On my recent writing retreat in Bend, Oregon, I spent part of one afternoon driving the Cascade Lakes Byway, proclaimed (by whom?) to be one of the top ten scenic byways in the U.S. I would have to agree that it’s in my own personal top ten — but have I even been on more than ten scenic byways? It’s hard to say.

The drive starts out with Mount Bachelor, majestic and spectacular in all its snow-covered glory. I don’t know why it is that snow-covered peaks are majestic, whereas rocky ones are rugged and jungle-covered ones are lush, but that’s just the way it is — there is no other word for the Cascades but majestic.

Now, I read before going on the drive that just around the bend from Mount Bachelor I would pass a lake with a perfect reflection of Mount Bachelor that rivals that first glimpse of the mountain in its majesty. I cannot attest to the veracity of this claim, however, having made my drive in the middle of June, when many of the lakes on the north end of the byway are still covered in snow.

Sparks Lake

I’m sure the drive would be all the more breath-taking later in summer when these lakes are no longer frozen, but this Texas girl is still impressed with vast expanses of snow that locals to this area might not find all that interesting. It was such a treat to me to drive along a road with plowed snow packed to within a couple feet of my lane.
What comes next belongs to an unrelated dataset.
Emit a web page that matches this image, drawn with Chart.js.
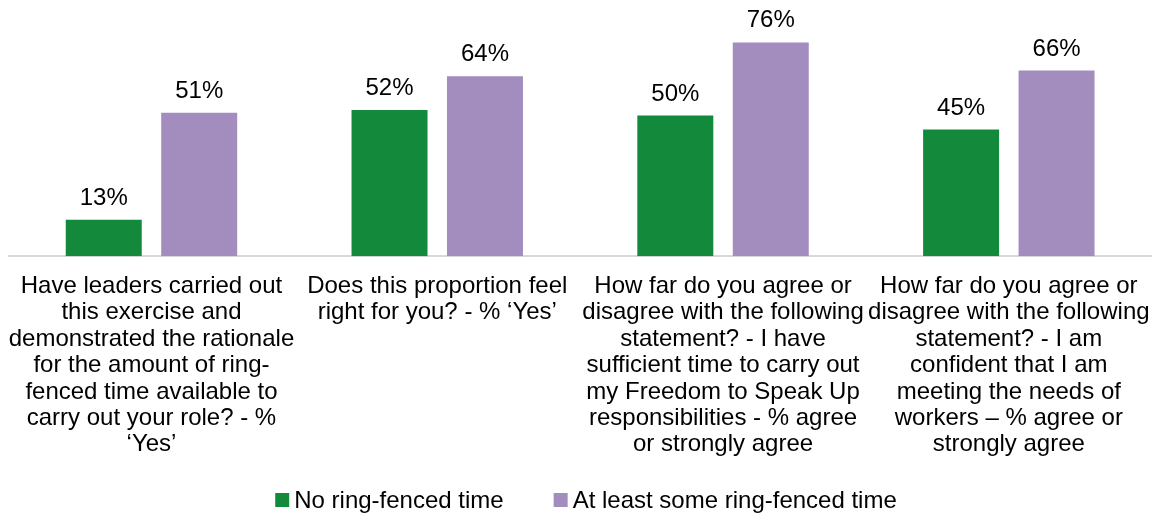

near Mt Bachelor, on the Cascade Lakes Byway
- snow in June!

Elk Lake was the first of the lakes I came to that wasn’t covered in snow or frozen. The views of the mountains weren’t as stunning as I would have hoped, with a layer of clouds settling in over the peaks, but I took what I could get.

Elk Lake

Several miles on, I came to what I think might have been part of Crane Prairie Reservoir. This is the best I could get on my phone’s camera without distorting the picture — the white birds in this photo are cranes (or pelicans or storks, I honestly don’t know, I’m sort of making this up) hanging out with some Canadian geese.

waterfowl

After I took this picture, I noticed a huge dark bird circling directly over my head. It perched in a tree right above me and didn’t take off again until I began to drive away. I got a good look at its white throat and belly and consulted the North American bird app on my phone (don’t laugh — it’s come in handy several times, except as far as cranes go, but that’s a topic for another blog post) to decide that it was an osprey. I swear it winked at me as I headed on down the byway.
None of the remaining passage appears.